Produk Kacang Bawang Gajah di Pasar Gemah Ripah

Makna Kolaborasi

Menjadi wirausaha adalah hal baru bagi Haryani. Namun, kemampuan di bagian promosi media membuatnya percaya diri memulai usaha tersebut. Apalagi di awal ide itu Theo sangat bersemangat di bagian dapur dan pengemasan.

“Teman-teman PIG Jogja dan semua wilayah mendukung kami dengan sepenuh hati. Saat memulai itu pun, kami sedang bergabung dalam program Social Entrepreneur Academy (SEA) PIG, pas sekali momennya. Kami banyak mendapatkan ide dan masukan untuk pengembangan produk, seperti inovasi rasa, kemasan, juga penjualan,” ungkap Haryani saat ditanya tentang keberaniannya ikut memulai usaha.

Secara natural di fase memulai usaha, Haryani memang turut terlibat langsung di semua prosesnya, seperti perencanaan, belanja, masak, pengemasan, sampai foto dan video produk.

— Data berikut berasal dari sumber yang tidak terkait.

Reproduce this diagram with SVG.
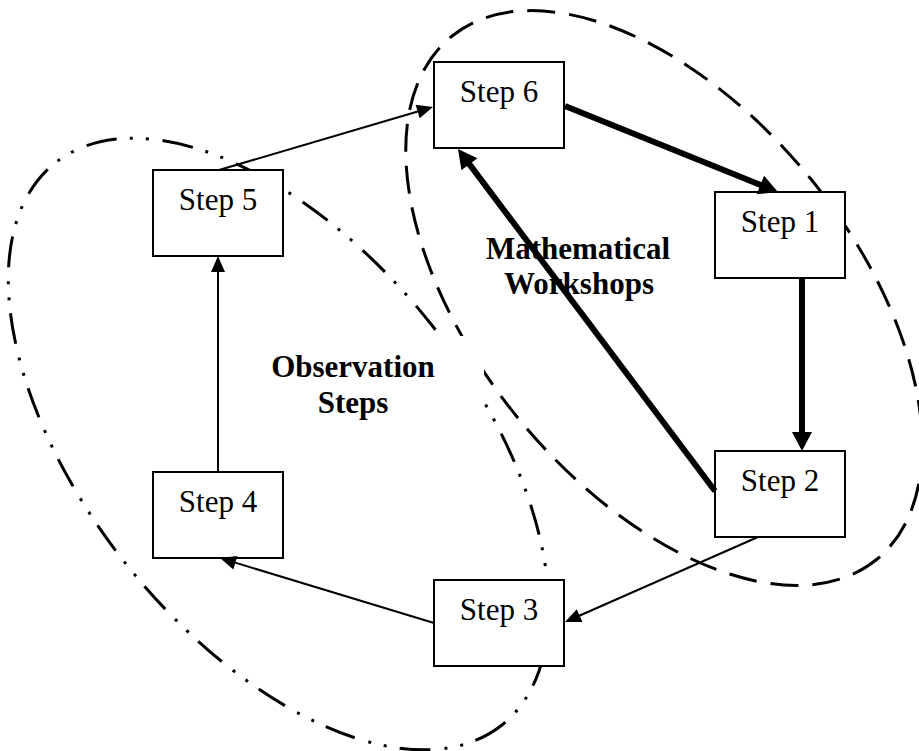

Memang penting mengerti dan mengalami secara otentik, dengan perjalanan yang tak selalu mulus sebagai proses pembelajaran. Tantangan muncul untuk dihadapi dan dilampaui, agar usaha terus berkembang, salah satunya soal dinamika individu yang sama-sama sedang berproses untuk bertumbuh. 

Ternyata ini menjadi momentum bagi Haryani dan Theo untuk mengkalibrasi ulang makna kolaborasi. Kolaborasi bukan berarti semua proses harus dikerjakan secara bersamaan, kolaborasi bisa tetap berjalan dengan peran dan tugas masing-masing.  

“Berwirausaha Kacang Bawang Gajah ini menjadi wahana untuk bertumbuh. Berkolaborasi dengan kejelasan pembagian tugas, dan kedisiplinan kerja sangat mempengaruhi pola kerja. Saya belajar banyak di sini, “ kata Haryani.

Kini, produk Kacang Bawang Gajah dapat dipesan di Pasar Gemah Ripah. Theo dan Haryani tetap membuka bentuk kolaborasi yang lain, dan berharap Kacang Bawang Gajah dapat saling memberdayakan kader-kader PIG lainnya, misalnya pemasok bahan baku berasal dari Kebun Surgawi. Selain itu kualitas produk juga terus ditingkatkan dengan memperhatikan input dari konsumen, agar Kacang Bawang Gajah bisa menjangkau pasar yang lebih luas dan dapat dijadikan oleh-oleh khas dari Yogyakarta.